##### AVAILABLE DATA
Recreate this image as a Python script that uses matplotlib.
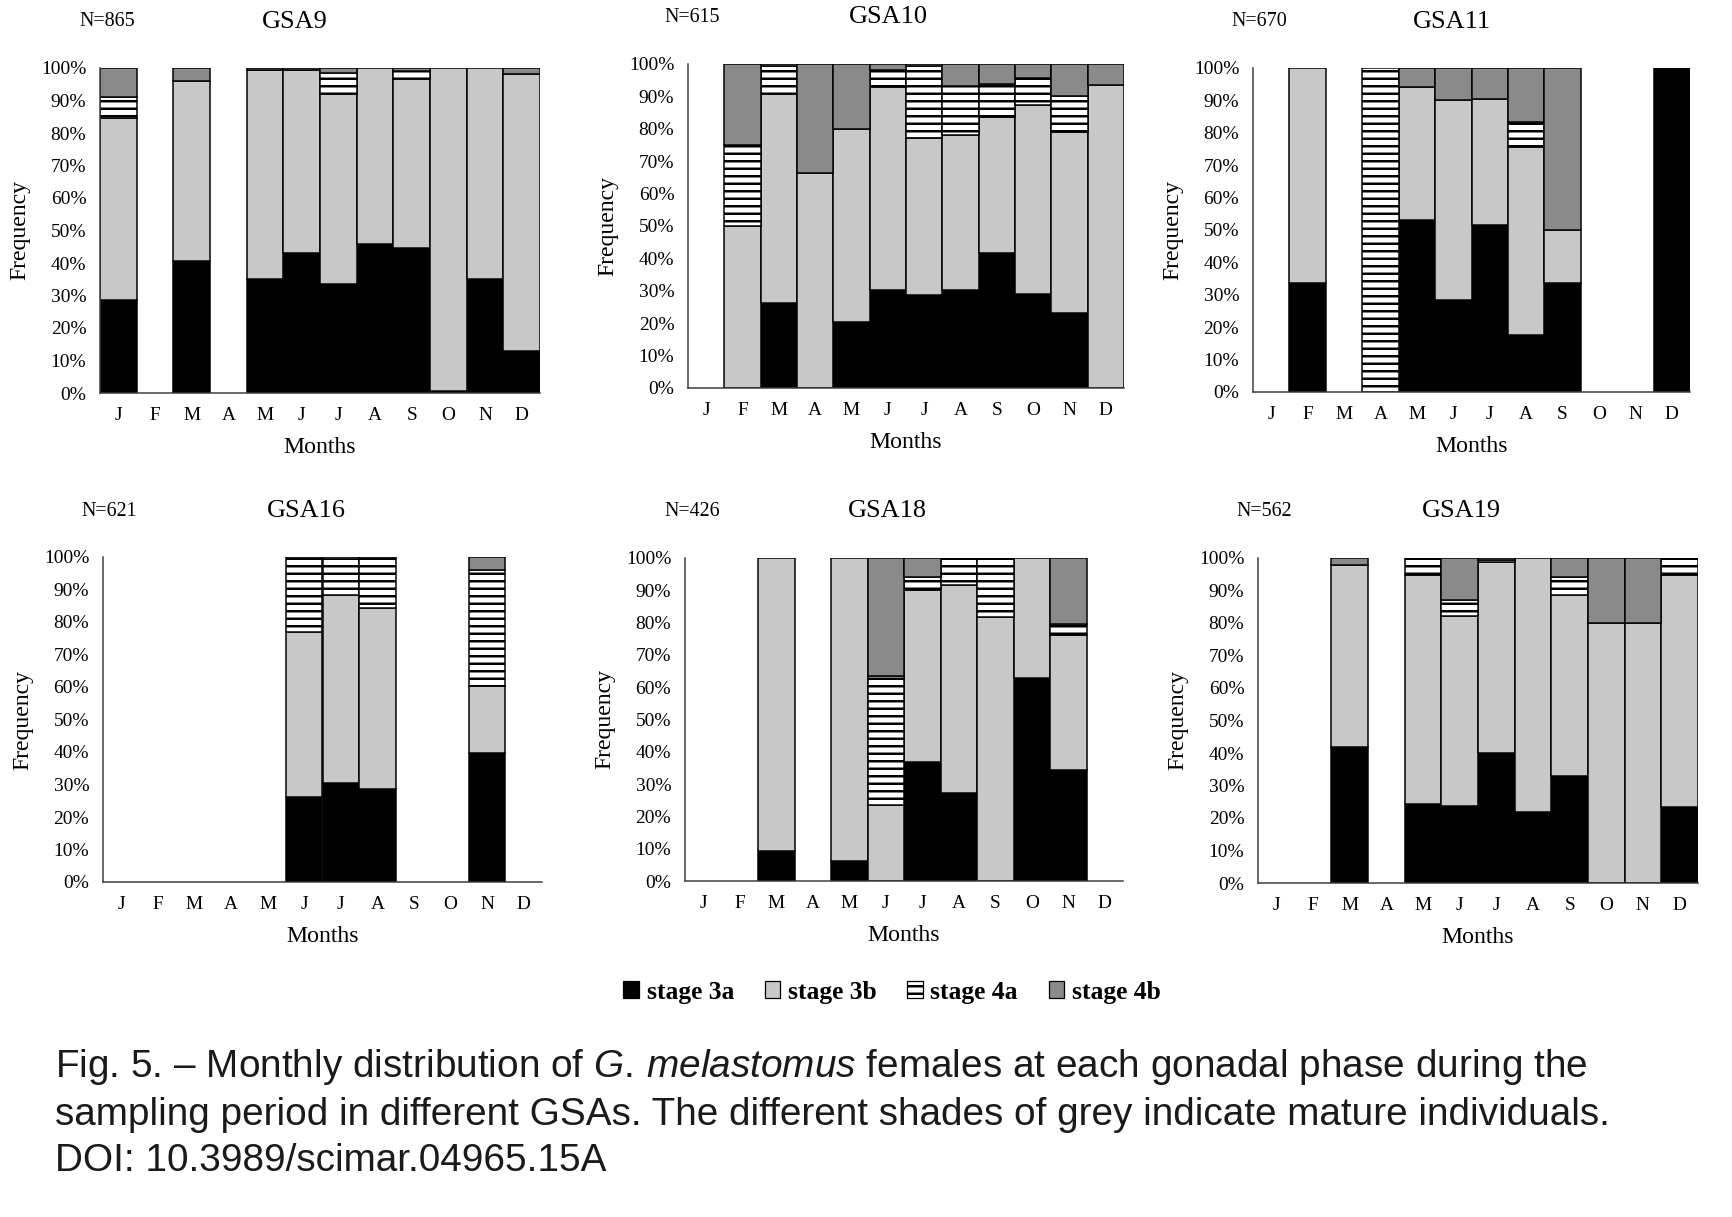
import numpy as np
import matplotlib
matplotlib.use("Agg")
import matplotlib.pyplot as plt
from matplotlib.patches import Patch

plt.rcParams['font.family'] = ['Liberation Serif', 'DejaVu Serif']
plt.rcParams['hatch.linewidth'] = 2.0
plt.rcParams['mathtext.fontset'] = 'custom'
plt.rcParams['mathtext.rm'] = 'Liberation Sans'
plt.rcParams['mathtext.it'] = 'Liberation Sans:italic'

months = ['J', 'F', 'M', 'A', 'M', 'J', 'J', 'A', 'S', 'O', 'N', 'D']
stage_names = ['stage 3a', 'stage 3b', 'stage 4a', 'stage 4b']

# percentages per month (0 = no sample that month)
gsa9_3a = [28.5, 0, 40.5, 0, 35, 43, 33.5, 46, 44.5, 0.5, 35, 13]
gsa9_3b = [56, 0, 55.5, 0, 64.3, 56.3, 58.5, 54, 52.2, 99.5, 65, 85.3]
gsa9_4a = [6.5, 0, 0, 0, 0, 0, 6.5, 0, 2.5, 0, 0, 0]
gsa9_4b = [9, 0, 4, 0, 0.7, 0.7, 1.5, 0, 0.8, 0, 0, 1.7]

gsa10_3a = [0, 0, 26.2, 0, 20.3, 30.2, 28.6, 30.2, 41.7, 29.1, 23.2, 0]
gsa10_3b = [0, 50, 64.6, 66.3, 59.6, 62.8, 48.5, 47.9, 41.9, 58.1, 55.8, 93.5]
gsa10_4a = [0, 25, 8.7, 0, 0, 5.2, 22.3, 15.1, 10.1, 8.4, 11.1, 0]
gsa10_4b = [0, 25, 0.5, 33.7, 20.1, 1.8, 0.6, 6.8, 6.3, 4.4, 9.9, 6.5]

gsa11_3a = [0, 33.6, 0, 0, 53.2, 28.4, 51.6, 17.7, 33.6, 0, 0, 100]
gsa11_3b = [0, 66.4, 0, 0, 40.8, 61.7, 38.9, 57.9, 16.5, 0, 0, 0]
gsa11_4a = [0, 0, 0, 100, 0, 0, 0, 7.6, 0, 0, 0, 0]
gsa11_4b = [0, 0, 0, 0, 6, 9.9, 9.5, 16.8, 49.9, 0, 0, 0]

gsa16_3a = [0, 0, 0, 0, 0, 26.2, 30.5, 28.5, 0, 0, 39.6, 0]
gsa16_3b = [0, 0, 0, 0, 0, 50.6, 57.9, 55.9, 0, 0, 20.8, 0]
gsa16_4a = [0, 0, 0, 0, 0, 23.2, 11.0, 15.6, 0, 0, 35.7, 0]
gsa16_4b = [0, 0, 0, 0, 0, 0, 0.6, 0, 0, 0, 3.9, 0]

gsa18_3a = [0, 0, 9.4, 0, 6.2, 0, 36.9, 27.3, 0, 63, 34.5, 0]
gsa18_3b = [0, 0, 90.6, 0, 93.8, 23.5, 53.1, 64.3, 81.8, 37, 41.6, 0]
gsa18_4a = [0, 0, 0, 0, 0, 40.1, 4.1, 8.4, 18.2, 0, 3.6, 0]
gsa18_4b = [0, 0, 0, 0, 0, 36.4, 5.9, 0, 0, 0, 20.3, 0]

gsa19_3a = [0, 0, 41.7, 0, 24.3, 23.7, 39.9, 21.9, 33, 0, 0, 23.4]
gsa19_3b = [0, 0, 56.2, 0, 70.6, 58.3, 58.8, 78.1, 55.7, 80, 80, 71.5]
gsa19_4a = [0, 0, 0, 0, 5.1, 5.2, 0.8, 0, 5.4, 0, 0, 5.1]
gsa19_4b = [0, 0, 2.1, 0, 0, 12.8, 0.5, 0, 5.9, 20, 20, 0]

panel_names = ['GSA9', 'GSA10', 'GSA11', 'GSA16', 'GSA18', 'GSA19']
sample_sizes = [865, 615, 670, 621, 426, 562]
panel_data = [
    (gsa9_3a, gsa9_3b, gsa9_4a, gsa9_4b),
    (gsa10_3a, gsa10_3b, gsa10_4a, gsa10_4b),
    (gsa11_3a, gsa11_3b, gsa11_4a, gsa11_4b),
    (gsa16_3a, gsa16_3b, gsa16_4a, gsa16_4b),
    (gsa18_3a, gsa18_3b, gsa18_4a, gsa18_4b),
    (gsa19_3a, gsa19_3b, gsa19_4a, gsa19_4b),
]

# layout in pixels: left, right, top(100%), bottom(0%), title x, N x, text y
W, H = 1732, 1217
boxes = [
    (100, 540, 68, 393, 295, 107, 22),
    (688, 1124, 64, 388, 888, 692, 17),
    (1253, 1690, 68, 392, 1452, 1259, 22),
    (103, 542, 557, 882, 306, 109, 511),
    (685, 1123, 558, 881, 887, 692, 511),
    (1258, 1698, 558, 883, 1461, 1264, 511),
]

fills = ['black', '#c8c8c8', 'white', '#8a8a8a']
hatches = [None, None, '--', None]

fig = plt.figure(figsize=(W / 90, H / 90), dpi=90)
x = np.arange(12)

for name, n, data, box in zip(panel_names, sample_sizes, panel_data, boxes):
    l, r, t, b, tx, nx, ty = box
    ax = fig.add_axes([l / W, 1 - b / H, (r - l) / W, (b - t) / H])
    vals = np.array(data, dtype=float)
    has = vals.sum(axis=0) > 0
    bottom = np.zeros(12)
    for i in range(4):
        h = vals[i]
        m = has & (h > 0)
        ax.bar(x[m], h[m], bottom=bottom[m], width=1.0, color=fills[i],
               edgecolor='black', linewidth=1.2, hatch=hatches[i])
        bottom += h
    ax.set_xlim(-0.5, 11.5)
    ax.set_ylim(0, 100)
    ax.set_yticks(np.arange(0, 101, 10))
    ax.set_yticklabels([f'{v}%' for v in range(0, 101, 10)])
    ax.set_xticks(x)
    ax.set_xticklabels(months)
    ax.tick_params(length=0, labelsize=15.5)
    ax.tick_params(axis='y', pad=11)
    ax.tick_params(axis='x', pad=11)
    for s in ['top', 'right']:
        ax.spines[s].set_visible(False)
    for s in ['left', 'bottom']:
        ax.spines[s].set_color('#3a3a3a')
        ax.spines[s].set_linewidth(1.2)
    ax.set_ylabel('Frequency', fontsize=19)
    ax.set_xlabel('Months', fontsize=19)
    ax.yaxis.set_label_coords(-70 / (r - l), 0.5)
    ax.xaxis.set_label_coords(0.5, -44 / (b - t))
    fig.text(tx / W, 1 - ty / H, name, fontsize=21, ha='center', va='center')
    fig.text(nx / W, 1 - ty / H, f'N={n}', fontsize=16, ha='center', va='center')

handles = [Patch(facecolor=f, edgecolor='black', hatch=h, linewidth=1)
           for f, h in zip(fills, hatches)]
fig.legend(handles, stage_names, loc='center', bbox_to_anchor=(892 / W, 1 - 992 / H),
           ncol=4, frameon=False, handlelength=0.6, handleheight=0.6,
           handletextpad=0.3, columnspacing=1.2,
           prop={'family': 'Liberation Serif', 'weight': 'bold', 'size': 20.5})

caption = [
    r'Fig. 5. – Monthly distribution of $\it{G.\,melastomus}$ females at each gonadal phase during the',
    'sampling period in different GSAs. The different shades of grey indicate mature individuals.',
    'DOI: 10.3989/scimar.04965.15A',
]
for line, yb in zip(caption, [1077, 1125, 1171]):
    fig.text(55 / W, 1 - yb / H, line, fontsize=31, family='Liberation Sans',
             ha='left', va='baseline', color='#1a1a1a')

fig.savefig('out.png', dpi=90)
##########
**OBJECTIVE**
The listing above needs to be output again exactly. Don't include the pictures.

**RESULT OF THIS TASK**
Recreate this image as a Python script that uses matplotlib.
import numpy as np
import matplotlib
matplotlib.use("Agg")
import matplotlib.pyplot as plt
from matplotlib.patches import Patch

plt.rcParams['font.family'] = ['Liberation Serif', 'DejaVu Serif']
plt.rcParams['hatch.linewidth'] = 2.0
plt.rcParams['mathtext.fontset'] = 'custom'
plt.rcParams['mathtext.rm'] = 'Liberation Sans'
plt.rcParams['mathtext.it'] = 'Liberation Sans:italic'

months = ['J', 'F', 'M', 'A', 'M', 'J', 'J', 'A', 'S', 'O', 'N', 'D']
stage_names = ['stage 3a', 'stage 3b', 'stage 4a', 'stage 4b']

# percentages per month (0 = no sample that month)
gsa9_3a = [28.5, 0, 40.5, 0, 35, 43, 33.5, 46, 44.5, 0.5, 35, 13]
gsa9_3b = [56, 0, 55.5, 0, 64.3, 56.3, 58.5, 54, 52.2, 99.5, 65, 85.3]
gsa9_4a = [6.5, 0, 0, 0, 0, 0, 6.5, 0, 2.5, 0, 0, 0]
gsa9_4b = [9, 0, 4, 0, 0.7, 0.7, 1.5, 0, 0.8, 0, 0, 1.7]

gsa10_3a = [0, 0, 26.2, 0, 20.3, 30.2, 28.6, 30.2, 41.7, 29.1, 23.2, 0]
gsa10_3b = [0, 50, 64.6, 66.3, 59.6, 62.8, 48.5, 47.9, 41.9, 58.1, 55.8, 93.5]
gsa10_4a = [0, 25, 8.7, 0, 0, 5.2, 22.3, 15.1, 10.1, 8.4, 11.1, 0]
gsa10_4b = [0, 25, 0.5, 33.7, 20.1, 1.8, 0.6, 6.8, 6.3, 4.4, 9.9, 6.5]

gsa11_3a = [0, 33.6, 0, 0, 53.2, 28.4, 51.6, 17.7, 33.6, 0, 0, 100]
gsa11_3b = [0, 66.4, 0, 0, 40.8, 61.7, 38.9, 57.9, 16.5, 0, 0, 0]
gsa11_4a = [0, 0, 0, 100, 0, 0, 0, 7.6, 0, 0, 0, 0]
gsa11_4b = [0, 0, 0, 0, 6, 9.9, 9.5, 16.8, 49.9, 0, 0, 0]

gsa16_3a = [0, 0, 0, 0, 0, 26.2, 30.5, 28.5, 0, 0, 39.6, 0]
gsa16_3b = [0, 0, 0, 0, 0, 50.6, 57.9, 55.9, 0, 0, 20.8, 0]
gsa16_4a = [0, 0, 0, 0, 0, 23.2, 11.0, 15.6, 0, 0, 35.7, 0]
gsa16_4b = [0, 0, 0, 0, 0, 0, 0.6, 0, 0, 0, 3.9, 0]

gsa18_3a = [0, 0, 9.4, 0, 6.2, 0, 36.9, 27.3, 0, 63, 34.5, 0]
gsa18_3b = [0, 0, 90.6, 0, 93.8, 23.5, 53.1, 64.3, 81.8, 37, 41.6, 0]
gsa18_4a = [0, 0, 0, 0, 0, 40.1, 4.1, 8.4, 18.2, 0, 3.6, 0]
gsa18_4b = [0, 0, 0, 0, 0, 36.4, 5.9, 0, 0, 0, 20.3, 0]

gsa19_3a = [0, 0, 41.7, 0, 24.3, 23.7, 39.9, 21.9, 33, 0, 0, 23.4]
gsa19_3b = [0, 0, 56.2, 0, 70.6, 58.3, 58.8, 78.1, 55.7, 80, 80, 71.5]
gsa19_4a = [0, 0, 0, 0, 5.1, 5.2, 0.8, 0, 5.4, 0, 0, 5.1]
gsa19_4b = [0, 0, 2.1, 0, 0, 12.8, 0.5, 0, 5.9, 20, 20, 0]

panel_names = ['GSA9', 'GSA10', 'GSA11', 'GSA16', 'GSA18', 'GSA19']
sample_sizes = [865, 615, 670, 621, 426, 562]
panel_data = [
    (gsa9_3a, gsa9_3b, gsa9_4a, gsa9_4b),
    (gsa10_3a, gsa10_3b, gsa10_4a, gsa10_4b),
    (gsa11_3a, gsa11_3b, gsa11_4a, gsa11_4b),
    (gsa16_3a, gsa16_3b, gsa16_4a, gsa16_4b),
    (gsa18_3a, gsa18_3b, gsa18_4a, gsa18_4b),
    (gsa19_3a, gsa19_3b, gsa19_4a, gsa19_4b),
]

# layout in pixels: left, right, top(100%), bottom(0%), title x, N x, text y
W, H = 1732, 1217
boxes = [
    (100, 540, 68, 393, 295, 107, 22),
    (688, 1124, 64, 388, 888, 692, 17),
    (1253, 1690, 68, 392, 1452, 1259, 22),
    (103, 542, 557, 882, 306, 109, 511),
    (685, 1123, 558, 881, 887, 692, 511),
    (1258, 1698, 558, 883, 1461, 1264, 511),
]

fills = ['black', '#c8c8c8', 'white', '#8a8a8a']
hatches = [None, None, '--', None]

fig = plt.figure(figsize=(W / 90, H / 90), dpi=90)
x = np.arange(12)

for name, n, data, box in zip(panel_names, sample_sizes, panel_data, boxes):
    l, r, t, b, tx, nx, ty = box
    ax = fig.add_axes([l / W, 1 - b / H, (r - l) / W, (b - t) / H])
    vals = np.array(data, dtype=float)
    has = vals.sum(axis=0) > 0
    bottom = np.zeros(12)
    for i in range(4):
        h = vals[i]
        m = has & (h > 0)
        ax.bar(x[m], h[m], bottom=bottom[m], width=1.0, color=fills[i],
               edgecolor='black', linewidth=1.2, hatch=hatches[i])
        bottom += h
    ax.set_xlim(-0.5, 11.5)
    ax.set_ylim(0, 100)
    ax.set_yticks(np.arange(0, 101, 10))
    ax.set_yticklabels([f'{v}%' for v in range(0, 101, 10)])
    ax.set_xticks(x)
    ax.set_xticklabels(months)
    ax.tick_params(length=0, labelsize=15.5)
    ax.tick_params(axis='y', pad=11)
    ax.tick_params(axis='x', pad=11)
    for s in ['top', 'right']:
        ax.spines[s].set_visible(False)
    for s in ['left', 'bottom']:
        ax.spines[s].set_color('#3a3a3a')
        ax.spines[s].set_linewidth(1.2)
    ax.set_ylabel('Frequency', fontsize=19)
    ax.set_xlabel('Months', fontsize=19)
    ax.yaxis.set_label_coords(-70 / (r - l), 0.5)
    ax.xaxis.set_label_coords(0.5, -44 / (b - t))
    fig.text(tx / W, 1 - ty / H, name, fontsize=21, ha='center', va='center')
    fig.text(nx / W, 1 - ty / H, f'N={n}', fontsize=16, ha='center', va='center')

handles = [Patch(facecolor=f, edgecolor='black', hatch=h, linewidth=1)
           for f, h in zip(fills, hatches)]
fig.legend(handles, stage_names, loc='center', bbox_to_anchor=(892 / W, 1 - 992 / H),
           ncol=4, frameon=False, handlelength=0.6, handleheight=0.6,
           handletextpad=0.3, columnspacing=1.2,
           prop={'family': 'Liberation Serif', 'weight': 'bold', 'size': 20.5})

caption = [
    r'Fig. 5. – Monthly distribution of $\it{G.\,melastomus}$ females at each gonadal phase during the',
    'sampling period in different GSAs. The different shades of grey indicate mature individuals.',
    'DOI: 10.3989/scimar.04965.15A',
]
for line, yb in zip(caption, [1077, 1125, 1171]):
    fig.text(55 / W, 1 - yb / H, line, fontsize=31, family='Liberation Sans',
             ha='left', va='baseline', color='#1a1a1a')

fig.savefig('out.png', dpi=90)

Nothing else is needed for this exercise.